Tuesday, December 22, 2015

The Canadian Maritimes

One of the goals for this year's travels was to seek out cooler temperatures and avoid any semblance of a hot summer.  We eventually wandered to Nova Scotia and Prince Edward Island and found a magical place filled with very hospitable people..

Oscar told the lighthouse keeper at Spencers Island, NS that he was afraid of the dark.  So the keeper gave Oscar a special campsite where he could feel safe in the glow of this 1904 lighthouse.

Oscar was enthralled by the workmanship of the tall ships at Lunenburg.

While he's not really one who chomps down on bones, Oscar was tempted to do just that when he came across this vertebrae of a whale.

His favorite part of each day was watching the world turn as the sun descended to the horizon.  we talked about tall the wonderful things we saw during the day.

Everyone was so excited to have Oscar the Smiley Dog visiting their province.  Prince Edward Island even sent out a special welcoming committee in honor of his arrival.
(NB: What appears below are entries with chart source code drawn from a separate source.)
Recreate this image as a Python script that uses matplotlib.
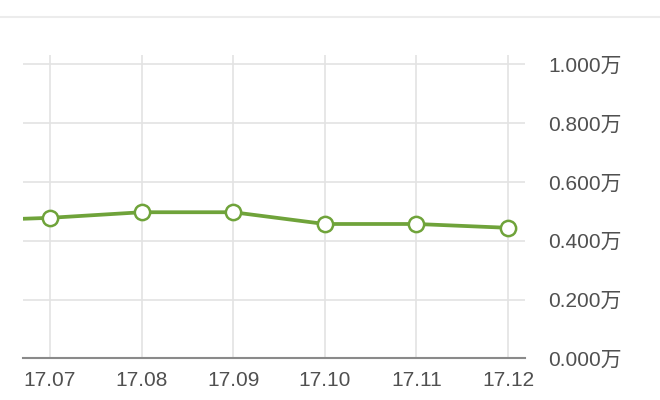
import matplotlib
matplotlib.use("Agg")
import matplotlib.pyplot as plt
from matplotlib.lines import Line2D

plt.rcParams['font.family'] = ['Liberation Sans', 'Noto Sans CJK SC']

# data
months = ["17.06", "17.07", "17.08", "17.09", "17.10", "17.11", "17.12"]
values = [0.467, 0.478, 0.497, 0.497, 0.457, 0.457, 0.444]
yticks = [0.0, 0.2, 0.4, 0.6, 0.8, 1.0]
ytick_labels = ["0.000万", "0.200万", "0.400万", "0.600万", "0.800万", "1.000万"]

W, H = 660, 400
fig = plt.figure(figsize=(6.6, 4.0), dpi=100)
fig.patch.set_facecolor("white")

left, right = 23, 525
top, bottom = 55, 358.3
ax = fig.add_axes([left / W, 1 - bottom / H, (right - left) / W, (bottom - top) / H])

xs = list(range(-1, len(months) - 1))
ax.plot(xs, values, color="#6fa33a", lw=2.7, marker="o", ms=11,
        mfc="white", mec="#6fa33a", mew=1.8, zorder=5, clip_on=True)

ax.set_xlim(-0.295, 5.186)
ax.set_ylim(0, 1.032)

ax.set_xticks(xs[1:])
ax.set_xticklabels(months[1:])
ax.set_yticks(yticks)
ax.set_yticklabels(ytick_labels)
ax.yaxis.tick_right()

for s in ["top", "left", "right"]:
    ax.spines[s].set_visible(False)
ax.spines["bottom"].set_color("#8a8a8a")
ax.spines["bottom"].set_linewidth(1.5)

ax.grid(True, color="#e3e3e3", lw=1.2)
ax.set_axisbelow(True)
ax.tick_params(axis="both", length=0, labelsize=15, labelcolor="#505050")
ax.tick_params(axis="x", pad=9)
ax.tick_params(axis="y", pad=16.5)
for lbl in ax.get_yticklabels():
    lbl.set_horizontalalignment("left")

fig.add_artist(Line2D([0, 1], [1 - 17 / H, 1 - 17 / H], color="#ececec", lw=1.5))

fig.savefig("out.png", dpi=100, facecolor="white")
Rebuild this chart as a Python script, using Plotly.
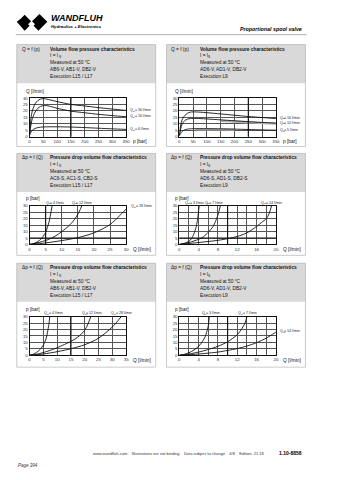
import plotly.graph_objects as go

W, H = 339, 480
def px(x): return x / W
def py(y): return 1 - y / H

FONT = "Liberation Sans, Arial, sans-serif"

# ---------------- data ----------------
# Row 1 left: Q = f(p), Execution L15/L17
r1l_labels = ["30 l/min", "16 l/min", "6 l/min"]
r1l_a_p = [0, 5, 10, 20, 30, 40, 50, 75, 100, 150, 200, 250, 300, 350]
r1l_a_q = [2, 14, 20, 25.5, 28, 29.2, 29.5, 28.5, 27.2, 25, 23.8, 22.5, 21.4, 20.3]
r1l_b_p = [0, 5, 10, 20, 30, 40, 50, 60, 75, 100, 150, 200, 250, 300, 350]
r1l_b_q = [2, 9, 14, 19, 22, 23.5, 24, 24.1, 23.5, 22, 19.8, 18.5, 17.3, 16.3, 15.4]
r1l_c_p = [0, 5, 10, 20, 30, 50, 100, 150, 200, 250, 300, 350]
r1l_c_q = [1, 3.5, 5, 6.3, 7, 7.5, 7.6, 7.4, 7, 6.5, 6, 5.6]
r1l_label_pos = [(357, 20.5), (357, 15.8), (357, 5.8)]

# Row 1 right: Q = f(p), Execution L9
r1r_labels = ["16 l/min", "10 l/min", "5 l/min"]
r1r_a_p = [0, 5, 10, 20, 30, 40, 50, 75, 100, 150, 200, 250, 300, 350]
r1r_a_q = [1, 9, 13, 16.5, 18.2, 19, 19.2, 19, 18.6, 17.6, 16.6, 15.6, 14.8, 14]
r1r_b_p = [0, 5, 10, 20, 30, 40, 50, 75, 100, 150, 200, 250, 300, 350]
r1r_b_q = [1, 6, 9.5, 12.5, 13.6, 14, 14.1, 14, 13.7, 13, 12.3, 11.6, 11, 10.5]
r1r_c_p = [0, 5, 10, 20, 30, 50, 100, 150, 200, 250, 300, 350]
r1r_c_q = [0.5, 2.5, 4, 5.2, 5.8, 6.1, 6.1, 6, 5.8, 5.5, 5.2, 5]
r1r_g1_p = [150, 200, 250, 300, 350]
r1r_g1_q = [12.2, 11.6, 11, 10.5, 10]
r1r_g2_p = [60, 100, 150, 200]
r1r_g2_q = [5.5, 5.6, 5.5, 5.3]
r1r_label_pos = [(357, 14.5), (357, 10.5), (357, 4.8)]

# Row 2 left: dp = f(Q), L15/L17
r2l_labels = ["4 l/min", "12 l/min", "28 l/min"]
r2l_a_q = [0, 1, 2, 3, 4, 5, 5.5, 6, 6.5, 7]
r2l_a_p = [0, 0.5, 1.5, 3, 5.5, 9.5, 13, 17, 23, 30]
r2l_b_q = [0, 2, 4, 6, 8, 10, 12, 13, 14, 15, 15.7, 16.2]
r2l_b_p = [0, 1, 2.3, 4, 6.5, 10, 14, 16.5, 19.5, 23.5, 27, 30]
r2l_c_q = [0, 5, 10, 15, 20, 25, 30]
r2l_c_p = [0, 1.2, 3, 5.3, 9, 15.5, 27.5]
r2l_label_pos = [(4.4, 32.5), (12.5, 32.5), (31.0, 29.5)]

# Row 2 right: dp = f(Q), L9
r2r_labels = ["3 l/min", "7 l/min", "14 l/min"]
r2r_a_q = [0, 1, 2, 2.5, 3, 3.5, 3.8, 4.1]
r2r_a_p = [0, 0.8, 2.5, 4.5, 8, 14, 20, 30]
r2r_b_q = [0, 2, 4, 5, 6, 7, 7.5, 8, 8.5]
r2r_b_p = [0, 1.5, 4, 6, 9.5, 14, 18, 23, 30]
r2r_c_q = [0, 4, 8, 10, 12, 14, 16, 17, 18, 18.6, 19.1]
r2r_c_p = [0, 1.5, 3.2, 4.5, 6.2, 9, 14, 17, 20, 24, 30]
r2r_label_pos = [(0.8, 32.5), (4.8, 32.5), (16.5, 32.5)]

# Row 3 left: dp = f(Q), L15/L17
r3l_labels = ["4 l/min", "12 l/min", "28 l/min"]
r3l_a_q = [0, 1, 2, 3, 4, 5, 6, 6.5, 7, 7.3]
r3l_a_p = [0, 0.5, 1.5, 3, 5, 8, 13, 18, 24, 30]
r3l_b_q = [0, 3, 6, 9, 12, 15, 18, 20, 21, 22.2]
r3l_b_p = [0, 1, 2.8, 5, 7.8, 10.8, 15, 19.5, 23.5, 30]
r3l_c_q = [0, 5, 10, 15, 20, 25, 30, 33.2]
r3l_c_p = [0, 1, 2.8, 5.1, 8.2, 13.3, 22, 30]
r3l_label_pos = [(4.5, 32.5), (18.2, 32.5), (28.9, 32.5)]

# Row 3 right: dp = f(Q), L9
r3r_labels = ["3 l/min", "7 l/min", "14 l/min"]
r3r_a_q = [0, 1, 2, 3, 4, 5, 5.5, 6, 6.2]
r3r_a_p = [0, 0.7, 2, 4, 7, 12, 16, 23, 30]
r3r_b_q = [0, 2, 4, 6, 8, 10, 12, 13, 13.6, 14]
r3r_b_p = [0, 1, 2.5, 4.5, 7, 10.5, 16, 21, 25, 30]
r3r_c_q = [0, 4, 8, 10, 12, 14, 16, 18, 20]
r3r_c_p = [0, 1, 2.5, 3.8, 5.2, 7.2, 9.8, 13.3, 18]
r3r_label_pos = [(4.2, 32.5), (11.8, 32.5), (20.4, 18.5)]

y_ticks = [0, 5, 10, 15, 20, 25, 30]
p_ticks = [0, 50, 100, 150, 200, 250, 300, 350]
q30_ticks = [0, 5, 10, 15, 20, 25, 30]
q35_ticks = [0, 5, 10, 15, 20, 25, 30, 35]
q20_ticks = [0, 4, 8, 12, 16, 20]

# ---------------- layout geometry (pixels) ----------------
panels_x = [(16, 157), (168, 309)]
plot_x = [(29, 127), (181, 279)]
rows = [  # box_top, box_bottom, plot_top, plot_bottom, panel_bottom
    (43, 82, 97, 136, 146),
    (153, 192, 206, 245, 256),
    (264, 303, 318, 357, 369),
]

fig = go.Figure()
shapes = []
annotations = []

def add_text(x, y, text, size=5, anchor="left", bold=False, italic=False, color="#111", valign="middle"):
    if bold:
        text = "<b>" + text + "</b>"
    if italic:
        text = "<i>" + text + "</i>"
    annotations.append(dict(x=px(x), y=py(y), xref="paper", yref="paper", text=text,
                            showarrow=False, xanchor=anchor, yanchor=valign,
                            font=dict(family=FONT, size=size, color=color)))

def add_sub_text(x, y, base, subs, rest, size, base_w, color="#111"):
    """base text, a lowered smaller subscript, then the rest - as separate texts."""
    ssize = size * 0.7
    add_text(x, y, base, size=size, color=color)
    add_text(x + base_w, y + size * 0.25, subs, size=ssize, color=color)
    if rest:
        add_text(x + base_w + ssize * 0.72, y, rest, size=size, color=color)

def path_to_paper(path):
    out = []
    for tok in path.split():
        if "," in tok:
            a, b = tok.split(",")
            out.append(f"{px(float(a)):.5f},{py(float(b)):.5f}")
        else:
            out.append(tok)
    return " ".join(out)

# header logo (W chevrons with diamond)
logo = "M 16,20 L 24,29 L 31,22 L 38,29 L 47,20 L 39,12 L 31,20 L 24,13 L 20,17 Z"
shapes.append(dict(type="path", xref="paper", yref="paper", path=path_to_paper(logo),
                   fillcolor="black", line=dict(width=0)))
inner = "M 27.5,22.5 L 31,19 L 34.5,22.5 L 31,26 Z"
shapes.append(dict(type="path", xref="paper", yref="paper", path=path_to_paper(inner),
                   fillcolor="white", line=dict(width=0)))
add_text(49, 16.5, "WANDFLUH", size=9, bold=True, italic=True, color="#000")
add_text(49, 24.5, "Hydraulics + Electronics", size=4.3, bold=True, italic=True, color="#000")
add_text(308, 27, "Proportional spool valve", size=5.3, anchor="right", bold=True, italic=True, color="#000")
shapes.append(dict(type="line", xref="paper", yref="paper", x0=px(15), x1=px(310), y0=py(33), y1=py(33),
                   line=dict(color="#9a9a9a", width=0.8)))

header_texts = [
    [("Q = f (p)", ["Volume flow pressure characteristics", None, "Measured at 50 °C",
                    "AB6-V, AB1-V, DB2-V", "Execution L15 / L17"]),
     ("Q = f (p)", ["Volume flow pressure characteristics", None, "Measured at 50 °C",
                    "AD6-V, AD1-V, DB2-V", "Execution L9"])],
    [("Δp = f (Q)", ["Pressure drop volume flow characteristics", None, "Measured at 50 °C",
                     "AC6-S, AC1-S, CB2-S", "Execution L15 / L17"]),
     ("Δp = f (Q)", ["Pressure drop volume flow characteristics", None, "Measured at 50 °C",
                     "AD6-S, AD1-S, DB2-S", "Execution L9"])],
    [("Δp = f (Q)", ["Pressure drop volume flow characteristics", None, "Measured at 50 °C",
                     "AB6-V, AB1-V, DB2-V", "Execution L15 / L17"]),
     ("Δp = f (Q)", ["Pressure drop volume flow characteristics", None, "Measured at 50 °C",
                     "AD6-V, AD1-V, DB2-V", "Execution L9"])],
]

for ri, (bt, bb, pt, pb, pbot) in enumerate(rows):
    for ci, (x0, x1) in enumerate(panels_x):
        shapes.append(dict(type="rect", xref="paper", yref="paper", x0=px(x0), x1=px(x1),
                           y0=py(bb), y1=py(bt), fillcolor="#d9d9d9", line=dict(width=0), layer="below"))
        shapes.append(dict(type="rect", xref="paper", yref="paper", x0=px(x0), x1=px(x1),
                           y0=py(pbot), y1=py(bt), fillcolor="rgba(0,0,0,0)",
                           line=dict(color="#b5b5b5", width=0.7)))
        left, lines = header_texts[ri][ci]
        add_text(x0 + 3, bt + 4.5, left, size=4.8)
        for li, ln in enumerate(lines):
            yy = bt + 4.5 + li * 7
            if ln is None:
                add_sub_text(x0 + 32, yy, "I = I", "S", "", 4.8, 8.4)
            else:
                add_text(x0 + 32, yy, ln, size=4.8, bold=(li == 0))

specs = [
    (0, 0, p_ticks, None, 350, "p [bar]", "Q [l/min]",
     [(r1l_a_p, r1l_a_q), (r1l_b_p, r1l_b_q), (r1l_c_p, r1l_c_q)], [], 150, None,
     r1l_labels, r1l_label_pos),
    (0, 1, p_ticks, None, 350, "p [bar]", "Q [l/min]",
     [(r1r_a_p, r1r_a_q), (r1r_b_p, r1r_b_q), (r1r_c_p, r1r_c_q)],
     [(r1r_g1_p, r1r_g1_q), (r1r_g2_p, r1r_g2_q)], 250, None, r1r_labels, r1r_label_pos),
    (1, 0, q30_ticks, None, 30, "Q [l/min]", "p [bar]",
     [(r2l_a_q, r2l_a_p), (r2l_b_q, r2l_b_p), (r2l_c_q, r2l_c_p)], [], 5, 5,
     r2l_labels, r2l_label_pos),
    (1, 1, q20_ticks, 2, 20, "Q [l/min]", "p [bar]",
     [(r2r_a_q, r2r_a_p), (r2r_b_q, r2r_b_p), (r2r_c_q, r2r_c_p)], [], 10, 5,
     r2r_labels, r2r_label_pos),
    (2, 0, q35_ticks, None, 35, "Q [l/min]", "p [bar]",
     [(r3l_a_q, r3l_a_p), (r3l_b_q, r3l_b_p), (r3l_c_q, r3l_c_p)], [], 15, None,
     r3l_labels, r3l_label_pos),
    (2, 1, q20_ticks, 2, 20, "Q [l/min]", "p [bar]",
     [(r3r_a_q, r3r_a_p), (r3r_b_q, r3r_b_p), (r3r_c_q, r3r_c_p)], [], 10, None,
     r3r_labels, r3r_label_pos),
]

GRID = "#555555"
layout_axes = {}
for i, (r, c, xt, mdt, xmax, xlab, ylab, curves, grey, vb, hb, labs, lpos) in enumerate(specs):
    n = i + 1
    xa = "x" if n == 1 else f"x{n}"
    ya = "y" if n == 1 else f"y{n}"
    bt, bb, pt, pb, pbot = rows[r]
    x0, x1 = plot_x[c]
    axis_common = dict(showgrid=True, gridcolor=GRID, gridwidth=0.6, zeroline=False,
                       showline=True, linecolor="#111", linewidth=0.8, mirror=True, ticks="",
                       tickfont=dict(family=FONT, size=4.4, color="#333"), fixedrange=True)
    xdict = dict(domain=[px(x0), px(x1)], range=[0, xmax], tickmode="array", tickvals=xt,
                 ticktext=[str(v) for v in xt], anchor=ya, **axis_common)
    if mdt:
        xdict["minor"] = dict(tickmode="linear", tick0=0, dtick=mdt, showgrid=True,
                              gridcolor=GRID, gridwidth=0.6, ticks="")
    layout_axes["xaxis" if n == 1 else f"xaxis{n}"] = xdict
    layout_axes["yaxis" if n == 1 else f"yaxis{n}"] = dict(
        domain=[py(pb), py(pt)], range=[0, 30], tickmode="array", tickvals=y_ticks,
        ticktext=[str(v) for v in y_ticks], anchor=xa, **axis_common)
    for gx, gy in grey:
        fig.add_trace(go.Scatter(x=gx, y=gy, xaxis=xa, yaxis=ya, mode="lines",
                                 line=dict(color="#b0b0b0", width=2.2, shape="spline"),
                                 showlegend=False, hoverinfo="skip"))
    for cx, cy in curves:
        fig.add_trace(go.Scatter(x=cx, y=cy, xaxis=xa, yaxis=ya, mode="lines",
                                 line=dict(color="#111", width=0.9, shape="spline", smoothing=0.8),
                                 showlegend=False, hoverinfo="skip"))
    if vb is not None:
        shapes.append(dict(type="line", xref=xa, yref=f"{ya} domain", x0=vb, x1=vb, y0=0, y1=1,
                           line=dict(color="#111", width=1.1)))
    if hb is not None:
        shapes.append(dict(type="line", xref=f"{xa} domain", yref=ya, x0=0, x1=1, y0=hb, y1=hb,
                           line=dict(color="#111", width=1.1)))
    add_text(x0 - 6, pt - 7, ylab, size=4.8)
    add_text(x1 + 5, pb + 5, xlab, size=4.8)
    for k, t in enumerate(labs):
        lx, lyv = lpos[k]
        lpx = x0 + (lx / xmax) * (x1 - x0)
        lpy = pb - (lyv / 30.0) * (pb - pt)
        add_sub_text(lpx, lpy, "Q", "N", "= " + t, 3.6, 2.9, color="#222")

# footer
add_text(270, 456, "www.wandfluh.com    Illustrations are not binding    Data subject to change    4/8    Edition: 21 18",
         size=4.0, anchor="right", color="#333")
add_text(308, 456, "1.10-8858", size=5, anchor="right", bold=True, color="#000")
add_text(15, 468, "Page 394", size=4.5, italic=True, color="#333")

fig.update_layout(width=W, height=H, margin=dict(l=0, r=0, t=0, b=0),
                  paper_bgcolor="white", plot_bgcolor="white", showlegend=False,
                  shapes=shapes, annotations=annotations, **layout_axes)

fig.write_html("out.html")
While he never found Anne, he did find Green Gables.


We enjoyed beachfront sites so we could be lulled by the lapping of the waves, but occasionally the weather has other ideas.  This blustery weather was spectacular, although not the most relaxing for sitting out and feeling the blood pressure go down.

Oscar couldn't get enough of the seafood.  He decided I should buy one of these fishing boats so we could catch our own each day.  It was then and there that I though we'd best head for home before he started calling me Captain Ahab and looking for fresh whalebone for himself!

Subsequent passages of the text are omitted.